"Google has no plans to build a standardized API or universal licensing system for news content, the company's search chief said last week, pushing back on proposals from media advocates who see such arrangements as the industry's best path to AI-era revenue. "The short answer is no," Nick Fox, Google's SVP of knowledge and information, told me on the AI Inside podcast when asked whether Google would pursue a standardized licensing model."
"Fox's comments come as publishers continue to grapple with declining referral traffic and an uncertain relationship with AI-powered search. A Seer Interactive study released in September found organic click-through rates fell 61% on queries featuring AI Overviews, with paid CTRs dropping 68%. Separate research from Bain & Company published in February found that 80% of consumers now rely on AI summaries in at least 40% of their searches, reducing organic web traffic by an estimated 15% to 25%."
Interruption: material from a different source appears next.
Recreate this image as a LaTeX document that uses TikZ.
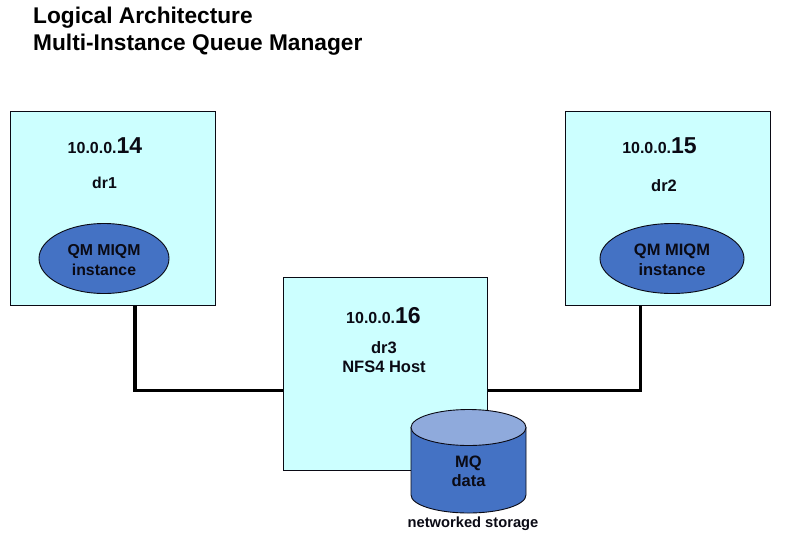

Google will not build a standardized API or universal licensing system for news content and will emphasize driving traffic and links as the core partnership mechanism with publishers. Nick Fox, Google's SVP of knowledge and information, explicitly rejected a standardized licensing model and framed traffic-based integration as the pathway forward. Publishers are experiencing sharp declines in referral traffic and click-through rates tied to AI Overviews and AI summaries. Studies report organic CTR drops around 61%, paid CTR declines near 68%, and estimated organic traffic reductions of 15% to 25%. Google has simultaneously noted both increases in pages crawled and concerns about the open web's decline.